Unlike some enviros in the U.S., Serra acknowledges the cost issue in a straightforward way. “There’s a price for being responsible in terms of climate,” he says. “Especially because much of the evolution towards a green economy depends on technology.” Developing countries can’t be expected to foot the bill, he said, because, one, they’re poor and two, they didn’t make the climate mess; the rich countries did.
He explained:
This is the concept of historical responsibility, and it’s not that complicated. The situation we are in regarding global warming is due mostly to the burning of fossil fuels since the beginning of the industrial revolution. So the countries whose industries which industrialized later are much less responsible for global warming.
China is now the world’s No. 1 emitter but “they have much less of a historical responsibility than the U.S.,” he said.
Post-Copenhagen disappointment, if not dismay, led some critics to suggest that the UN process itself, which seeks to reach a global consensus, is to blame. Why not let the world’s 20 biggest countries work on a deal, I asked Serra.
“We will get nowhere if we don’t try to make the negotations as transparent and inclusive as possible,” he replied. He said “consensus is not exactly unanimity” because some countries can express their consensus with their silence. Besides, he said, poor countries in Africa, Asia and Latin America “that are more vulnerable, that are most affected” are not part of the 20 major economies, and they need to help shape a global deal.
Serra expressed two hopes for Cancun. First, that an agreement could emerge around REDD (Reducing Emissions From Deforestation and Forest Degradation) that would provide financing to developing countries, like Brazil, that protect vital forests. Second, that rich countries could work out details of a $30-billion financing commitment they made at Cancun to help poor countries adapt to climate change and develop new technologies.

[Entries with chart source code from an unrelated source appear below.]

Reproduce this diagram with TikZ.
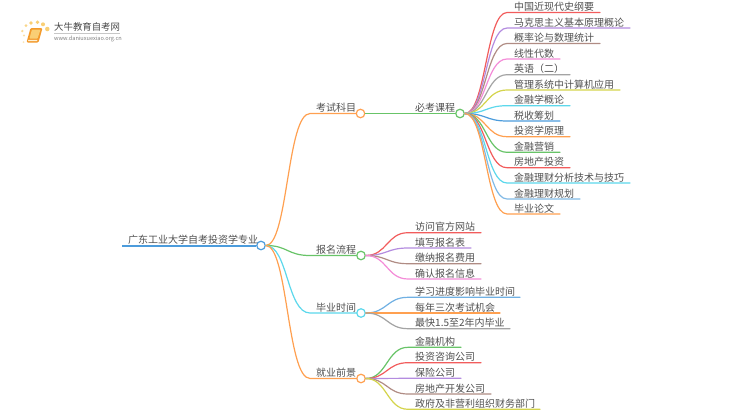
\documentclass[tikz,border=0pt]{standalone}
\usepackage{fontspec}
\setmainfont{Noto Sans CJK SC}
\definecolor{cred}{HTML}{F25C5C}
\definecolor{cpur}{HTML}{B48CE0}
\definecolor{cbro}{HTML}{B08C84}
\definecolor{cpin}{HTML}{F48CD8}
\definecolor{cgra}{HTML}{A4A4A4}
\definecolor{coli}{HTML}{D4D44C}
\definecolor{ccya}{HTML}{5CD8EC}
\definecolor{cblu}{HTML}{4C9CDC}
\definecolor{cora}{HTML}{FFA050}
\definecolor{cgre}{HTML}{68C468}
\definecolor{ctxt}{HTML}{505050}
\definecolor{cgold}{HTML}{F9CF75}
\definecolor{cbook}{HTML}{F39A2B}
\tikzset{
  x=1pt,y=-1pt,
  every node/.style={font=\fontsize{10}{12}\selectfont,text=ctxt},
  lbl/.style={rectangle,anchor=south west,inner ysep=0.1pt,inner xsep=0pt,text height=8.5pt,text depth=1.5pt},
  dotc/.style={circle,fill=white,draw=#1,line width=1.2pt,minimum size=8.5pt,inner sep=0pt},
  conn/.style={line width=1.2pt,line cap=round,draw=#1},
  logodot/.style={circle,fill=cgold,draw=none,inner sep=0pt},
}
% \leaf{name}{parent}{y}{x start}{x end}{colour}{text}
\newcommand{\leaf}[7]{%
  \coordinate (#1s) at (#4,#3);
  \coordinate (#1e) at (#5,#3);
  \node[lbl] (#1) at (#4+7,#3) {#7};
  \draw[conn=#6] (#2.east) .. controls ($(#2.east)!0.5!(#2.east-|#1s)$) and ($(#1s)!0.5!(#2.east|-#1s)$) .. (#1s) -- (#1e);
}
\usetikzlibrary{calc}
\begin{document}
\begin{tikzpicture}
\useasboundingbox (0,0) rectangle (750,410);
\fill[white] (0,0) rectangle (750,410);
% logo
\fill[cbook,rounded corners=1.2pt] (30.5,28) -- (42.5,28) -- (38.5,42.5) -- (26.5,42.5) -- cycle;
\fill[cgold,rounded corners=.6pt] (32,29.5) -- (40.5,29.5) -- (37.6,38.5) -- (29.4,38.5) -- cycle;
\fill[white!70!cgold] (28.4,39.8) -- (37.4,39.8) -- (37,41) -- (28,41) -- cycle;
\node[logodot,minimum size=4.5pt] (d1) at (47.3,29) {};
\node[logodot,minimum size=4pt] (d2) at (43,24.3) {};
\node[logodot,minimum size=3.8pt] (d3) at (37.5,22.2) {};
\node[logodot,minimum size=3.6pt] (d4) at (31,23) {};
\node[logodot,minimum size=3.2pt,opacity=.85] (d5) at (26,25.6) {};
\node[logodot,minimum size=2.6pt,opacity=.75] (d6) at (22.3,31) {};
\node[logodot,minimum size=2.4pt,opacity=.65] (d7) at (24,35.5) {};
\node[logodot,minimum size=2pt,opacity=.5] (d8) at (23.5,42) {};
\node[anchor=west,inner sep=0pt,font=\fontsize{9.4}{11}\selectfont,text=black!72] (lt) at (54,27) {大牛教育自考网};
\draw[black!22,line width=.6pt] (54,33.3) -- (120,33.3);
\node[anchor=west,inner sep=0pt,font=\fontsize{5.6}{7}\selectfont,text=black!50] (lu) at (54,38.7) {www.daniuxuexiao.org.cn};
% root
\node[dotc=cblu] (root) at (261,245.5) {};
\node[lbl] (rt) at (128,245.5) {广东工业大学自考投资学专业};
\draw[draw=cblu,line width=2pt] (root.west) -- (122,245.5);
% level 1
\node[dotc=cora] (b1) at (360.5,113.5) {};
\node[dotc=cgre] (b2) at (361,255.5) {};
\node[dotc=ccya] (b3) at (361,313) {};
\node[dotc=cora] (b4) at (361,378.5) {};
\node[lbl] (b1t) at (316,113.5) {考试科目};
\node[lbl] (b2t) at (316,255.5) {报名流程};
\node[lbl] (b3t) at (316,313) {毕业时间};
\node[lbl] (b4t) at (316,378.5) {就业前景};
\foreach \n/\c in {b1/cora,b2/cgre,b3/ccya,b4/cora}{
  \draw[conn=\c] (root.east) .. controls ($(root.east)!0.5!(root.east-|310,0)$) and (287,0|-\n) .. (310,0|-\n) -- (\n.west);
}
% must-take
\node[dotc=cgre] (m) at (460,113.5) {};
\node[lbl] (mt) at (415,113.5) {必考课程};
\draw[conn=cgre] (b1.east) -- (m.west);
% leaves
\leaf{a1}{m}{12.5}{507}{600}{cred}{中国近现代史纲要}
\leaf{a2}{m}{28}{507}{630}{cpur}{马克思主义基本原理概论}
\leaf{a3}{m}{43.5}{507}{600}{cbro}{概率论与数理统计}
\leaf{a4}{m}{59}{507}{560}{cpin}{线性代数}
\leaf{a5}{m}{74.7}{507}{570}{cgra}{英语（二）}
\leaf{a6}{m}{90}{507}{620}{coli}{管理系统中计算机应用}
\leaf{a7}{m}{105.7}{507}{570}{ccya}{金融学概论}
\leaf{a8}{m}{121}{507}{560}{cblu}{税收筹划}
\leaf{a9}{m}{136.7}{507}{570}{cora}{投资学原理}
\leaf{a10}{m}{152.3}{507}{560}{cgre}{金融营销}
\leaf{a11}{m}{167.7}{507}{570}{cred}{房地产投资}
\leaf{a12}{m}{183}{507}{630}{ccya}{金融理财分析技术与技巧}
\leaf{a13}{m}{199}{507}{580}{cblu!70!white}{金融理财规划}
\leaf{a14}{m}{214}{507}{560}{cora}{毕业论文}
\leaf{p1}{b2}{232.7}{408}{481}{cred}{访问官方网站}
\leaf{p2}{b2}{248}{408}{471}{cpur}{填写报名表}
\leaf{p3}{b2}{263.7}{408}{481}{cbro}{缴纳报名费用}
\leaf{p4}{b2}{279}{408}{481}{cpin}{确认报名信息}
\leaf{t1}{b3}{297.3}{408}{520}{cblu!80!white}{学习进度影响毕业时间}
\leaf{t2}{b3}{313}{408}{500}{cora}{每年三次考试机会}
\leaf{t3}{b3}{328.7}{408}{510}{cgra}{最快1.5至2年内毕业}
\leaf{j1}{b4}{347.3}{408}{461}{cgre}{金融机构}
\leaf{j2}{b4}{362.7}{408}{481}{cred}{投资咨询公司}
\leaf{j3}{b4}{378.3}{408}{461}{cpur}{保险公司}
\leaf{j4}{b4}{394}{408}{491}{cbro}{房地产开发公司}
\leaf{j5}{b4}{409.3}{408}{540}{coli}{政府及非营利组织财务部门}
\end{tikzpicture}
\end{document}
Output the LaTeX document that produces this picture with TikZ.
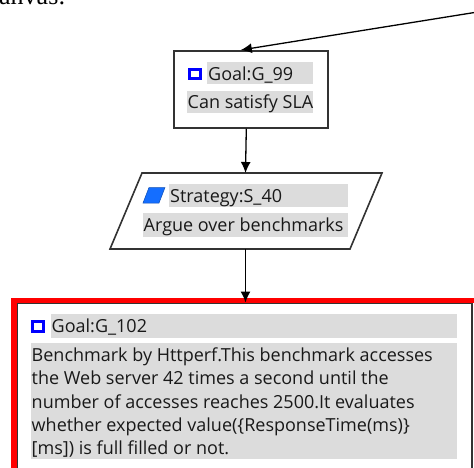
\documentclass[tikz,border=0pt]{standalone}
\usepackage{fontspec}
\setmainfont{Open Sans}
\newfontfamily\pagefont{Liberation Serif}
\usetikzlibrary{arrows.meta}
\definecolor{lblgray}{RGB}{220,220,220}
\definecolor{framegray}{RGB}{51,51,51}
\definecolor{txt}{RGB}{25,25,25}
\definecolor{iconblue}{RGB}{0,0,255}
\definecolor{stratblue}{RGB}{20,110,255}
\begin{document}
\begin{tikzpicture}[x=1pt,y=-1pt,
  font=\fontsize{18}{21}\selectfont,
  boxnode/.style={draw=framegray, line width=1.6pt, inner sep=0pt, anchor=north west},
  txtnode/.style={anchor=base west, inner sep=0pt, text=txt},
  conn/.style={draw=black, line width=1.3pt, -{Latex[length=11pt,width=10pt]}},
  goalicon/.style={draw=iconblue, line width=3pt},
]
\useasboundingbox (0,0) rectangle (474,468);
\clip (0,0) rectangle (474,468);

% partial page text
\node[anchor=base west, inner sep=0pt, font=\pagefont\fontsize{26}{30}\selectfont] (pagetxt) at (-1,5) {anvas:};

% ---- Goal G_99
\node[boxnode, minimum width=154pt, minimum height=77pt] (g99) at (173,50) {};
\draw[goalicon] (189,69.5) rectangle (200,78.5);
\fill[lblgray] (207,62) rectangle (313,84);
\node[txtnode] (g99t) at (208,80.5) {Goal:G\_99};
\fill[lblgray] (187,91) rectangle (313,113);
\node[txtnode] (g99d) at (187.5,109) {Can satisfy SLA};

% ---- Strategy S_40
\draw[draw=framegray, line width=1.6pt] (142,173) -- (382,173) -- (350,249) -- (110,249) -- cycle;
\coordinate (s40top) at (245.5,173);
\coordinate (s40bot) at (245.5,249);
\filldraw[fill=stratblue, draw=stratblue!70!black, line width=0.5pt] (149,187.5) -- (165,187.5) -- (159,203) -- (143,203) -- cycle;
\fill[lblgray] (169,184) rectangle (348,207);
\node[txtnode] (s40t) at (170,202.5) {Strategy:S\_40};
\fill[lblgray] (143,213) rectangle (348,237);
\node[txtnode] (s40d) at (143.5,231.5) {Argue over benchmarks};

% ---- Goal G_102 (selected)
\node[draw=red, line width=5.5pt, inner sep=0pt, anchor=north west, minimum width=500pt, minimum height=250pt] (sel) at (11,297.5) {};
\node[boxnode, minimum width=454.5pt, minimum height=250pt] (g102) at (16.5,302.5) {};
\draw[goalicon] (32.5,321.5) rectangle (43.5,331.5);
\fill[lblgray] (51,314) rectangle (457,338);
\node[txtnode] (g102t) at (51.5,332.5) {Goal:G\_102};
\fill[lblgray] (31,343) rectangle (457,459);
\node[txtnode] (l1) at (31.5,361.5) {Benchmark by Httperf.This benchmark accesses};
\node[txtnode] (l2) at (31.5,384.8) {the Web server 42 times a second until the};
\node[txtnode] (l3) at (31.5,408.1) {number of accesses reaches 2500.It evaluates};
\node[txtnode] (l4) at (31.5,431.4) {whether expected value(\{ResponseTime(ms)\}};
\node[txtnode] (l5) at (31.5,454.7) {[ms]) is full filled or not.};

% ---- connectors
\coordinate (ext) at (520,5.2);
\draw[conn] (ext) -- ([xshift=-10pt]g99.north);
\draw[conn] ([xshift=-4.5pt]g99.south) -- (s40top);
\draw[conn] (s40bot) -- (s40bot |- g102.north);
\end{tikzpicture}
\end{document}
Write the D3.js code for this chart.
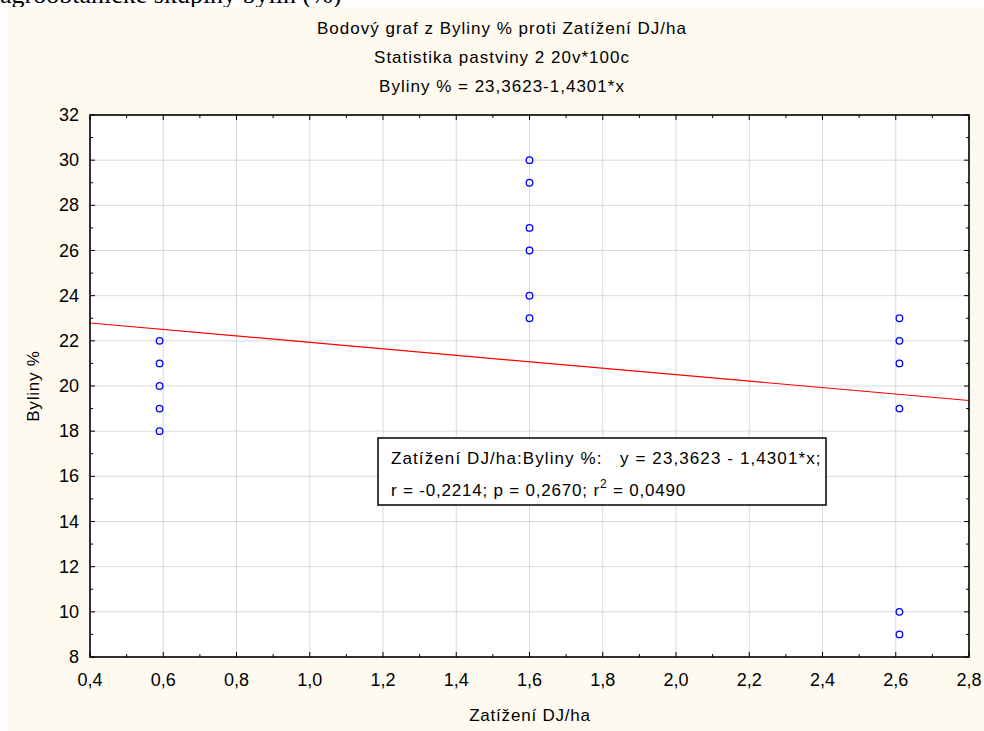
<!DOCTYPE html>
<html>
<head>
<meta charset="utf-8">
<script src="https://cdn.jsdelivr.net/npm/d3@7"></script>
<style>
  html, body { margin: 0; padding: 0; background: #ffffff; }
  svg { display: block; }
  text { font-family: "Liberation Sans", Arial, sans-serif; fill: #000; }
</style>
</head>
<body>
<svg id="chart" width="984" height="731"></svg>
<script>
// ---- data ----
const titleLines = ["Bodový graf z Byliny % proti Zatížení DJ/ha", "Statistika pastviny 2 20v*100c", "Byliny % = 23,3623-1,4301*x"];
const xLabel = "Zatížení DJ/ha";
const yLabel = "Byliny %";
const xTicks = [0.4, 0.6, 0.8, 1.0, 1.2, 1.4, 1.6, 1.8, 2.0, 2.2, 2.4, 2.6, 2.8];
const yTicks = [8, 10, 12, 14, 16, 18, 20, 22, 24, 26, 28, 30, 32];
const groupX = [0.59, 1.6, 2.61];
const groupY = [
  [22, 21, 20, 19, 18],
  [30, 29, 27, 26, 24, 23],
  [23, 22, 21, 19, 10, 9]
];
const intercept = 23.3623;
const slope = -1.4301;
const legendLine1 = "Zatížení DJ/ha:Byliny %:   y = 23,3623 - 1,4301*x;";
const legendLine2a = "r = -0,2214; p = 0,2670; r";
const legendLine2b = " = 0,0490";

const points = [];
groupX.forEach((gx, i) => groupY[i].forEach(v => points.push({x: gx, y: v})));

// ---- layout ----
const svg = d3.select("#chart");
const W = 984, H = 731;
const plot = {left: 90, top: 115, right: 969, bottom: 657};

// background: white page strip with cut-off text, then cream panel
svg.append("rect").attr("x", 0).attr("y", 0).attr("width", W).attr("height", H).attr("fill", "#ffffff");
svg.append("text").attr("x", 0).attr("y", 3)
  .style("font-family", "'Liberation Serif', 'Times New Roman', serif")
  .style("font-size", "26px")
  .text("agroobtanické skupiny bylin (%)");
svg.append("rect").attr("x", 8).attr("y", 7).attr("width", W - 8).attr("height", H - 7).attr("fill", "#fffaf0");

const x = d3.scaleLinear().domain([0.4, 2.8]).range([plot.left, plot.right]);
const y = d3.scaleLinear().domain([8, 32]).range([plot.bottom, plot.top]);

// plot area
svg.append("rect").attr("x", plot.left).attr("y", plot.top)
  .attr("width", plot.right - plot.left).attr("height", plot.bottom - plot.top)
  .attr("fill", "#ffffff");

// grid
const grid = svg.append("g");
grid.selectAll(".gx").data(xTicks.slice(1, -1)).join("line")
  .attr("x1", d => x(d)).attr("x2", d => x(d))
  .attr("y1", plot.top).attr("y2", plot.bottom)
  .attr("stroke", "#d9d9d9").attr("stroke-width", 1);
grid.selectAll(".gy").data(yTicks.slice(1, -1)).join("line")
  .attr("y1", d => y(d)).attr("y2", d => y(d))
  .attr("x1", plot.left).attr("x2", plot.right)
  .attr("stroke", "#d9d9d9").attr("stroke-width", 1);

// regression line (clipped)
svg.append("clipPath").attr("id", "clip").append("rect")
  .attr("x", plot.left).attr("y", plot.top)
  .attr("width", plot.right - plot.left).attr("height", plot.bottom - plot.top);
const xd = x.domain();
svg.append("line").attr("clip-path", "url(#clip)")
  .attr("x1", x(xd[0])).attr("y1", y(intercept + slope * xd[0]))
  .attr("x2", x(xd[1])).attr("y2", y(intercept + slope * xd[1]))
  .attr("stroke", "#ff0000").attr("stroke-width", 1.2);

// points
svg.append("g").selectAll("circle").data(points).join("circle")
  .attr("cx", d => x(d.x)).attr("cy", d => y(d.y)).attr("r", 3.3)
  .attr("fill", "none").attr("stroke", "#0000ff").attr("stroke-width", 1.3);

// axes with inward ticks on all sides
const minorX = d3.range(0.5, 2.8, 0.2);
const minorY = d3.range(9, 32, 2);
const axG = svg.append("g").attr("stroke", "#000");
function tickLines(data, isX, pos, len, dir) {
  axG.selectAll(null).data(data).join("line")
    .attr(isX ? "x1" : "y1", d => (isX ? x(d) : y(d)))
    .attr(isX ? "x2" : "y2", d => (isX ? x(d) : y(d)))
    .attr(isX ? "y1" : "x1", pos)
    .attr(isX ? "y2" : "x2", pos + dir * len)
    .attr("stroke-width", 1);
}
tickLines(xTicks, true, plot.bottom, 5, -1);
tickLines(minorX, true, plot.bottom, 3, -1);
tickLines(xTicks, true, plot.top, 5, 1);
tickLines(minorX, true, plot.top, 3, 1);
tickLines(yTicks, false, plot.left, 5, 1);
tickLines(minorY, false, plot.left, 3, 1);
tickLines(yTicks, false, plot.right, 5, -1);
tickLines(minorY, false, plot.right, 3, -1);

// frame
svg.append("rect").attr("x", plot.left).attr("y", plot.top)
  .attr("width", plot.right - plot.left).attr("height", plot.bottom - plot.top)
  .attr("fill", "none").attr("stroke", "#000").attr("stroke-width", 1.6);

// tick labels
const fmt = d => d.toFixed(1).replace(".", ",");
svg.append("g").selectAll("text").data(xTicks).join("text")
  .attr("x", d => x(d)).attr("y", plot.bottom + 29)
  .attr("text-anchor", "middle").style("font-size", "18px")
  .text(d => fmt(d));
svg.append("g").selectAll("text").data(yTicks).join("text")
  .attr("x", plot.left - 11).attr("y", d => y(d) + 6)
  .attr("text-anchor", "end").style("font-size", "18px")
  .text(d => d);

// axis titles
svg.append("text").attr("x", 530).attr("y", 721)
  .attr("text-anchor", "middle").style("font-size", "17px").style("letter-spacing", "0.8px").text(xLabel);
svg.append("text").attr("transform", `translate(39,${(plot.top + plot.bottom) / 2}) rotate(-90)`)
  .attr("text-anchor", "middle").style("font-size", "17px").style("letter-spacing", "0.8px").text(yLabel);

// titles
titleLines.forEach((t, i) => {
  svg.append("text").attr("x", 502).attr("y", 34 + i * 29)
    .attr("text-anchor", "middle").style("font-size", "17px").style("letter-spacing", "1px").text(t);
});

// legend box
const lg = svg.append("g");
lg.append("rect").attr("x", 378).attr("y", 438).attr("width", 448).attr("height", 67)
  .attr("fill", "#ffffff").attr("stroke", "#000").attr("stroke-width", 1.5);
lg.append("text").attr("x", 391).attr("y", 464).style("font-size", "17px").style("letter-spacing", "1.1px")
  .attr("xml:space", "preserve").style("white-space", "pre").text(legendLine1);
const t2 = lg.append("text").attr("x", 391).attr("y", 496).style("font-size", "17px").style("letter-spacing", "0.8px");
t2.append("tspan").text(legendLine2a);
t2.append("tspan").attr("dy", -8).style("font-size", "12px").text("2");
t2.append("tspan").attr("dy", 8).text(legendLine2b);
</script>
</body>
</html>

The financing deal is ridiculously complicated, with disagreements about who should administer the fund, how spending should be monitored and where the money would come from.
As if that weren’t enough, the global economic crisis has left rich countries feeling less rich, although my travels in Brazil, where you can see people living in conditions that would not be tolerated in the U.S., made clear that even in these tough times, most Americans are very, very well off by global standards.
When our discussion ended, I checked my email and learned that Senate Democrats have given up on a climate bill this summer.
Barring a stunning performance by Democrats in this fall’s midterm elections, that means no climate legislation until 2013, if then.
Now I’m blue.
Disclosure: My six-day trip to Brazil was organized by Apex-Brasil, a government-backed agency that promotes trade and investment, and sponsored by Petrobras, Electrobras and Banco do Brasil.